Repeat the listing below word for word, stopping after the line that contains "import * as".

━━━━━━━━

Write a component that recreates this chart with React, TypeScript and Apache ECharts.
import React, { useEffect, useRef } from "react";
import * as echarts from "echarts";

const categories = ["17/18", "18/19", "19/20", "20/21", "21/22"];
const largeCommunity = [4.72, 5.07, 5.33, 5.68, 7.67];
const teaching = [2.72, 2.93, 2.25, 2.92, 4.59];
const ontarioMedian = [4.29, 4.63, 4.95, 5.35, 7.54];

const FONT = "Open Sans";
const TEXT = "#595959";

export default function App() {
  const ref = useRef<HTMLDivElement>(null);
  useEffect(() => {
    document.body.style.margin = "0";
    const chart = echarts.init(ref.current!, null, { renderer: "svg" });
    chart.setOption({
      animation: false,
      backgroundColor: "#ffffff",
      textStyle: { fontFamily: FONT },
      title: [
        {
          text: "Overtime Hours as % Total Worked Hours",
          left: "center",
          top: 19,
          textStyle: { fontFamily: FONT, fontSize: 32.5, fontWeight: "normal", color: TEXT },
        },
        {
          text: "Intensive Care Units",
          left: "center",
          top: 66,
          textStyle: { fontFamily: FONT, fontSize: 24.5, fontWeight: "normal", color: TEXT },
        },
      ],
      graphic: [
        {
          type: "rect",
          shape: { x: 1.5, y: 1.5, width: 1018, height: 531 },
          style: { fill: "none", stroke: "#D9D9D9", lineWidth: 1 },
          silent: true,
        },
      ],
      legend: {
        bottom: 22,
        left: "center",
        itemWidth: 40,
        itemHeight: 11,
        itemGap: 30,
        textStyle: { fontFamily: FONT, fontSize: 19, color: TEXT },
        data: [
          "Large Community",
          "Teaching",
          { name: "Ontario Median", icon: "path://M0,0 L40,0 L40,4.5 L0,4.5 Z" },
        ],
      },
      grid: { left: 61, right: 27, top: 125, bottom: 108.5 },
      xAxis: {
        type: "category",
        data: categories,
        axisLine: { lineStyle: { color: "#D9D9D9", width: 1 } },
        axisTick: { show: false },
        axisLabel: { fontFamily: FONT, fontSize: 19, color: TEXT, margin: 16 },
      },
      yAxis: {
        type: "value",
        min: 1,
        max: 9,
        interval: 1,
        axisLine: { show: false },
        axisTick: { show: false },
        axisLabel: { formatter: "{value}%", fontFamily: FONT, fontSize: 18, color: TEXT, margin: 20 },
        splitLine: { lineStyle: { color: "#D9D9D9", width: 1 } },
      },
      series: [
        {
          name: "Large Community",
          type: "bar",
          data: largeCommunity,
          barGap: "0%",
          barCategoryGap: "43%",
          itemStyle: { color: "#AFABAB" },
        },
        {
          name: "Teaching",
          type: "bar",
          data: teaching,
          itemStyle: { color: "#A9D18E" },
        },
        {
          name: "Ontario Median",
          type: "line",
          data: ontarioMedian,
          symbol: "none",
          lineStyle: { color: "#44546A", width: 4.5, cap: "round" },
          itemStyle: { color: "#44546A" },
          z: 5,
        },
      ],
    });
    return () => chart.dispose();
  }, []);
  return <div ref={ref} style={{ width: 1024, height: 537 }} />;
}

━━━━━━━━

- _COMPLETE ANSWER_:
Write a component that recreates this chart with React, TypeScript and Apache ECharts.
import React, { useEffect, useRef } from "react";
import * as echarts from "echarts";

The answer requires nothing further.